Why This Superdelegate Enthusiastically Supports Bernie Sanders
I first got involved in politics in 1970 when former Vermont Governor Philip H. Hoff ran for the U.S. Senate. The issue that drove me then was Hoff’s opposition to the Vietnam War. He lost, but I soldiered on, and I have been involved in Democratic politics ever since. I am a proud Democrat, and I cherish the values for which my party stands.
U.S. Sen. Bernie Sanders first ran for the Senate as a third-party candidate in 1972. He was talking about the same issues then that he talks about now: income inequality, racial justice, gender equality and real popular democracy. He also argued that the Democratic Party was not significantly better than Republicans at protecting the interests of ordinary people.
I agreed with Sanders on the issues, but on the parties, I did not. I believe the solutions Sanders has sought are core democratic priorities, and that’s why Vermont Democrats have enthusiastically supported him in Congress over nearly three decades.
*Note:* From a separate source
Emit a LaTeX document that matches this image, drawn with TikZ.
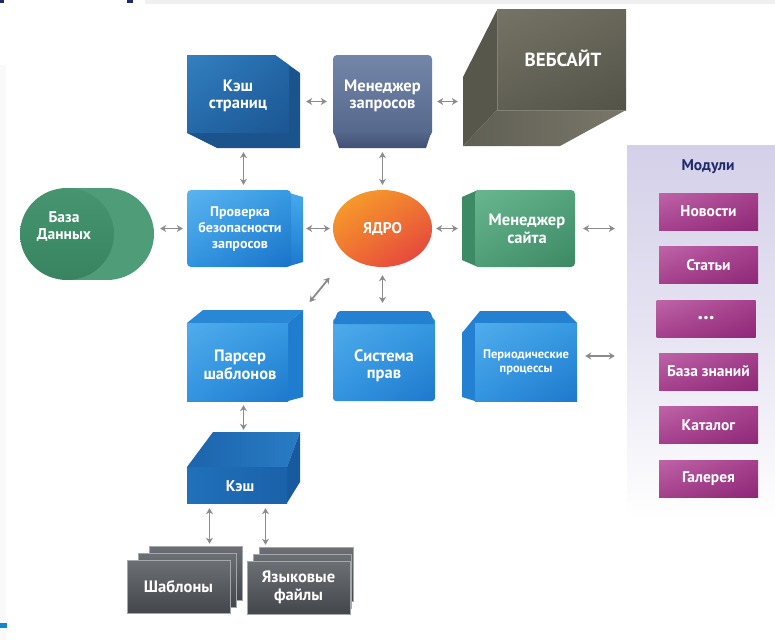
\documentclass[tikz,border=0pt]{standalone}
\usepackage{fontspec}
\setmainfont{PT Sans}
\usetikzlibrary{arrows.meta,shapes.geometric,shadings}
\definecolor{arrgrey}{HTML}{8B8B8B}
\definecolor{navy}{HTML}{1F2A6B}
\definecolor{modA}{HTML}{BE64A8}
\definecolor{modB}{HTML}{A5408C}
\definecolor{modC}{HTML}{8E2877}
\definecolor{cardA}{HTML}{6C7075}
\definecolor{cardB}{HTML}{43464A}
\definecolor{cardedge}{HTML}{A4A8AC}
\definecolor{webline}{RGB}{130,129,116}
\tikzset{
  box/.style={rectangle, inner sep=0pt, draw=none},
  lbl/.style={text=white, align=center, inner sep=0pt, font=\bfseries\fontsize{16.5}{17.5}\selectfont},
  arr/.style={draw=arrgrey, line width=1.8pt, {Stealth[length=6pt,width=7pt]}-{Stealth[length=6pt,width=7pt]}},
  modbox/.style={rectangle, minimum width=99pt, minimum height=37pt, inner sep=0pt,
     upper left=modA, upper right=modB, lower left=modB, lower right=modC,
     text=white, font=\bfseries\fontsize{15.5}{17}\selectfont},
  card/.style={draw=cardedge, line width=0.6pt, top color=cardA, bottom color=cardB},
}
\begin{document}
\begin{tikzpicture}[x=1pt,y=-1pt]
\useasboundingbox (0,0) rectangle (775,642);
\fill[white] (0,0) rectangle (775,642);
% edge fragments
\fill[gray!12] (145,0) rectangle (775,4);
\fill[gray!5] (0,65) rectangle (6,640);
\fill[navy] (0,0) rectangle (4,3);
\fill[navy] (127,0) rectangle (133,3);
\fill[cyan!70!blue] (0,623) rectangle (7,628);

% ===== Modules panel
\node[box, minimum width=148pt, minimum height=375pt] (mod) at (701,332.5) {};
\shade[top color={rgb,255:red,212;green,208;blue,233}, bottom color=white, middle color={rgb,255:red,230;green,228;blue,242}] (627,145) rectangle (775,520);
\node[text=navy, font=\bfseries\fontsize{15.5}{17}\selectfont] (modt) at (708,167) {Модули};
\node[modbox] (m1) at (708.5,211.5) {Новости};
\node[modbox] (m2) at (708.5,265) {Статьи};
\node[modbox, font=\bfseries\fontsize{22}{22}\selectfont] (m3) at (706,319) {\raisebox{3pt}{...}};
\node[modbox] (m4) at (708.5,371.5) {База знаний};
\node[modbox] (m5) at (708.5,425) {Каталог};
\node[modbox] (m6) at (708.5,478.5) {Галерея};

% ===== Кэш страниц
\node[box, minimum width=113pt, minimum height=93pt] (kp) at (243.5,101.5) {};
\fill[fill={rgb,255:red,27;green,84;blue,140}] (187,55) -- (275,55) -- (300,73) -- (300,148) -- (217,148) -- (187,133) -- cycle;
\shade[upper left={rgb,255:red,52;green,128;blue,192}, upper right={rgb,255:red,36;green,104;blue,168}, lower left={rgb,255:red,36;green,104;blue,168}, lower right={rgb,255:red,28;green,86;blue,146}] (187,55) -- (275,55) -- (289,65) -- (289,133) -- (187,133) -- cycle;
\node[lbl] (kpt) at (238,96) {Кэш\\страниц};

% ===== Менеджер запросов
\node[box, minimum width=99pt, minimum height=93pt] (mz) at (382.5,101.5) {};
\shade[top color={rgb,255:red,116;green,134;blue,168}, bottom color={rgb,255:red,84;green,103;blue,140}, rounded corners=4pt] (333,55) rectangle (432,136);
\shade[top color={rgb,255:red,88;green,106;blue,142}, bottom color={rgb,255:red,64;green,80;blue,116}] (333,130) -- (432,130) -- (426,148) -- (339,148) -- cycle;
\node[lbl] (mzt) at (382.5,96) {Менеджер\\запросов};

% ===== ВЕБСАЙТ
\node[box, minimum width=163pt, minimum height=136pt] (web) at (544.5,78) {};
\fill[fill={rgb,255:red,88;green,87;blue,75}] (463,77) -- (497,10) -- (497,110) -- (463,146) -- cycle;
\shade[upper left={rgb,255:red,116;green,115;blue,101}, upper right={rgb,255:red,104;green,103;blue,90}, lower left={rgb,255:red,96;green,95;blue,83}, lower right={rgb,255:red,84;green,83;blue,72}] (497,10) rectangle (626,110);
\shade[left color={rgb,255:red,96;green,95;blue,83}, right color={rgb,255:red,120;green,119;blue,106}] (463,146) -- (497,110) -- (626,110) -- (560,146) -- cycle;
\draw[draw=webline, line width=0.8pt] (497,10) -- (497,110) -- (626,110);
\node[lbl, font=\bfseries\fontsize{19}{21}\selectfont] (webt) at (563,58) {ВЕБСАЙТ};

% ===== База Данных
\node[box, minimum width=134pt, minimum height=94pt] (db) at (87,234) {};
\fill[fill={rgb,255:red,78;green,157;blue,120}] (107,234) ellipse [x radius=47, y radius=46];
\fill[fill={rgb,255:red,78;green,157;blue,120}] (67,188) rectangle (107,280);
\shade[top color={rgb,255:red,70;green,148;blue,112}, bottom color={rgb,255:red,56;green,132;blue,96}] (67,234) ellipse [x radius=47, y radius=46];
\node[lbl, font=\bfseries\fontsize{15.5}{17}\selectfont] (dbt) at (64,227) {База\\Данных};

% ===== Проверка безопасности запросов
\node[box, minimum width=116pt, minimum height=77pt] (pb) at (245,228.5) {};
\shade[top color={rgb,255:red,70;green,170;blue,238}, bottom color={rgb,255:red,28;green,120;blue,206}] (286,192) -- (303,197) -- (303,262) -- (286,267) -- cycle;
\shade[upper left={rgb,255:red,92;green,180;blue,240}, upper right={rgb,255:red,54;green,154;blue,226}, lower left={rgb,255:red,48;green,148;blue,224}, lower right={rgb,255:red,26;green,114;blue,200}, rounded corners=4pt] (187,190) rectangle (291,267);
\node[lbl, font=\bfseries\fontsize{14}{16}\selectfont] (pbt) at (240,229) {Проверка\\безопасности\\запросов};

% ===== ЯДРО
\node[ellipse, minimum width=99pt, minimum height=77pt, inner sep=0pt,
  upper left={rgb,255:red,248;green,168;blue,40}, upper right={rgb,255:red,240;green,120;blue,50},
  lower left={rgb,255:red,240;green,112;blue,50}, lower right={rgb,255:red,226;green,56;blue,66},
  text=white, font=\bfseries\fontsize{15.5}{17}\selectfont] (core) at (382.5,228.5) {ЯДРО};

% ===== Менеджер сайта
\node[box, minimum width=113pt, minimum height=77pt] (ms) at (518.5,228.5) {};
\fill[fill={rgb,255:red,60;green,138;blue,102}] (462,197) -- (478,190) -- (478,267) -- (462,260) -- cycle;
\shade[upper left={rgb,255:red,104;green,182;blue,144}, upper right={rgb,255:red,84;green,164;blue,126}, lower left={rgb,255:red,80;green,158;blue,120}, lower right={rgb,255:red,60;green,136;blue,100}, rounded corners=4pt] (475,190) rectangle (575,267);
\node[lbl] (mst) at (527,229) {Менеджер\\сайта};

% ===== Парсер шаблонов
\node[box, minimum width=116pt, minimum height=91pt] (ps) at (245,355.5) {};
\fill[fill={rgb,255:red,40;green,136;blue,214}] (187,323) -- (203,310) -- (303,310) -- (288,323) -- cycle;
\fill[fill={rgb,255:red,32;green,124;blue,206}] (288,323) -- (303,310) -- (303,397) -- (288,401) -- cycle;
\shade[upper left={rgb,255:red,80;green,172;blue,236}, upper right={rgb,255:red,54;green,154;blue,226}, lower left={rgb,255:red,50;green,148;blue,224}, lower right={rgb,255:red,30;green,120;blue,204}] (187,323) rectangle (288,401);
\node[lbl] (pst) at (240,365) {Парсер\\шаблонов};

% ===== Система прав
\node[box, minimum width=102pt, minimum height=90pt] (sp) at (384,356) {};
\shade[upper left={rgb,255:red,80;green,172;blue,236}, upper right={rgb,255:red,54;green,154;blue,226}, lower left={rgb,255:red,50;green,148;blue,224}, lower right={rgb,255:red,30;green,120;blue,204}, rounded corners=3pt] (333,318) rectangle (435,401);
\fill[fill={rgb,255:red,36;green,128;blue,208}, rounded corners=2pt] (333,324) -- (338,311) -- (430,311) -- (435,324) -- cycle;
\node[lbl] (spt) at (384,366) {Система\\прав};

% ===== Периодические процессы
\node[box, minimum width=115pt, minimum height=90pt] (pp) at (519.5,356) {};
\fill[fill={rgb,255:red,36;green,128;blue,208}] (462,333) -- (480,311) -- (565,311) -- (577,323) -- (475,323) -- (475,401) -- (462,397) -- cycle;
\shade[upper left={rgb,255:red,80;green,172;blue,236}, upper right={rgb,255:red,54;green,154;blue,226}, lower left={rgb,255:red,50;green,148;blue,224}, lower right={rgb,255:red,30;green,120;blue,204}] (475,323) rectangle (577,401);
\node[lbl, font=\bfseries\fontsize{12.5}{14}\selectfont] (ppt) at (526,362) {Периодические\\процессы};

% ===== Кэш
\node[box, minimum width=113pt, minimum height=71pt] (kc) at (243.5,467.5) {};
\shade[left color={rgb,255:red,28;green,100;blue,172}, right color={rgb,255:red,40;green,124;blue,196}] (187,467) -- (213,432) -- (300,432) -- (287,467) -- cycle;
\fill[fill={rgb,255:red,24;green,90;blue,160}] (287,467) -- (300,432) -- (300,482) -- (287,503) -- cycle;
\shade[left color={rgb,255:red,32;green,112;blue,186}, right color={rgb,255:red,26;green,98;blue,170}] (187,467) rectangle (287,503);
\node[lbl, font=\bfseries\fontsize{15.5}{17}\selectfont] (kct) at (240,486) {Кэш};

% ===== Шаблоны
\path[card] (149,546) rectangle (242,600);
\path[card] (138,553) rectangle (236,607);
\node[card, minimum width=103pt, minimum height=53pt, inner sep=0pt, text=white, font=\bfseries\fontsize{16.5}{17.5}\selectfont] (sh) at (178.5,586.5) {Шаблоны};

% ===== Языковые файлы
\path[card] (259,547) rectangle (353,601);
\path[card] (253,554) rectangle (351,608);
\node[card, minimum width=103pt, minimum height=53pt, inner sep=0pt, text=white, align=center, font=\bfseries\fontsize{16.5}{17.5}\selectfont] (lf) at (298.5,587.5) {Языковые\\файлы};

% ===== connectors
\draw[arr, shorten <=6pt, shorten >=6pt] (kp.east |- mz.east) -- (mz.west);
\draw[arr, shorten <=5pt, shorten >=5pt] (mz.east) -- (mz.east -| web.west);
\draw[arr, shorten <=4pt, shorten >=5pt] (kp.south) -- (kp.south |- pb.north);
\draw[arr, shorten <=4pt, shorten >=5pt] (mz.south) -- (core.north);
\draw[arr, shorten <=6pt, shorten >=4pt] (pb.west -| db.east) -- (pb.west);
\draw[arr, shorten <=3pt, shorten >=3pt] (pb.east) -- (core.west);
\draw[arr, shorten <=4pt, shorten >=4pt] (core.east) -- (ms.west);
\draw[arr, shorten <=8pt, shorten >=12pt] (ms.east) -- (ms.east -| mod.west);
\draw[arr, shorten <=8pt, shorten >=12pt] (pp.east) -- (pp.east -| mod.west);
\draw[arr, shorten <=8pt, shorten >=8pt] (core.south) -- (core.south |- sp.north);
\draw[arr, shorten <=10pt, shorten >=28pt] (ps.north east) -- (core.south west);
\draw[arr, shorten <=4pt, shorten >=2pt] (ps.south -| kc.north) -- (kc.north);
\draw[arr, shorten <=5pt, shorten >=16pt] ([xshift=-34pt]kc.south) -- ([xshift=-34pt]kc.south |- sh.north);
\draw[arr, shorten <=5pt, shorten >=16pt] ([xshift=22pt]kc.south) -- ([xshift=22pt]kc.south |- lf.north);
\end{tikzpicture}
\end{document}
Sanders remained true to Democratic values, even as the face of the national party shifted. It was President Bill Clinton who led this change when he ran as self-styled “New Democrat” in 1992. His overall political strategy, of which former Secretary of State Hillary Clinton was a major architect, was triangulation: beat the Republicans by moving to the right, supporting free trade reform, and increasing “tough-on-crime" sentencing.
It was a successful short-term electoral strategy, but with devastating long-term consequences.
It might have proven to be successful if Republicans had triangulated back. Of course, they did not. Instead, the Republican response was to charge further to the right, a trend that has continued into the present election cycle.
Under the sway of New Democrats, we have tried the incremental-reform approach espoused by the Clintons. It has not been a success. The rich get richer. They buy more influence, and then, they get richer still. Everyone deserves a measure of comfort and financial security, but if we continue to let wealth buy power, we risk democracy itself.
I was an early and enthusiastic supporter of President Barack Obama, and I admire how he pulled us out of the deepest financial crisis since the Great Depression. But Obama’s noble effort to reach across the aisle and engage Republicans in a cooperative governance was rejected. Compromise with the Republicans has left the financial reins of the nation in the hands of the Wall Street forces that nearly ran us into the abyss.
The Democratic Party can’t afford to compromise with the radical right any more. We need to the hold our values up to the light and show average Americans that the Republicans are not on their side. U.S. Sen. Bernie Sanders best reflects those values, and that’s why I voted for him on Super Tuesday and why I’ll be voting for him at the Democratic National Convention in July.
Richard Cassidy is a superdelegate as the Democratic national committeeman from Vermont.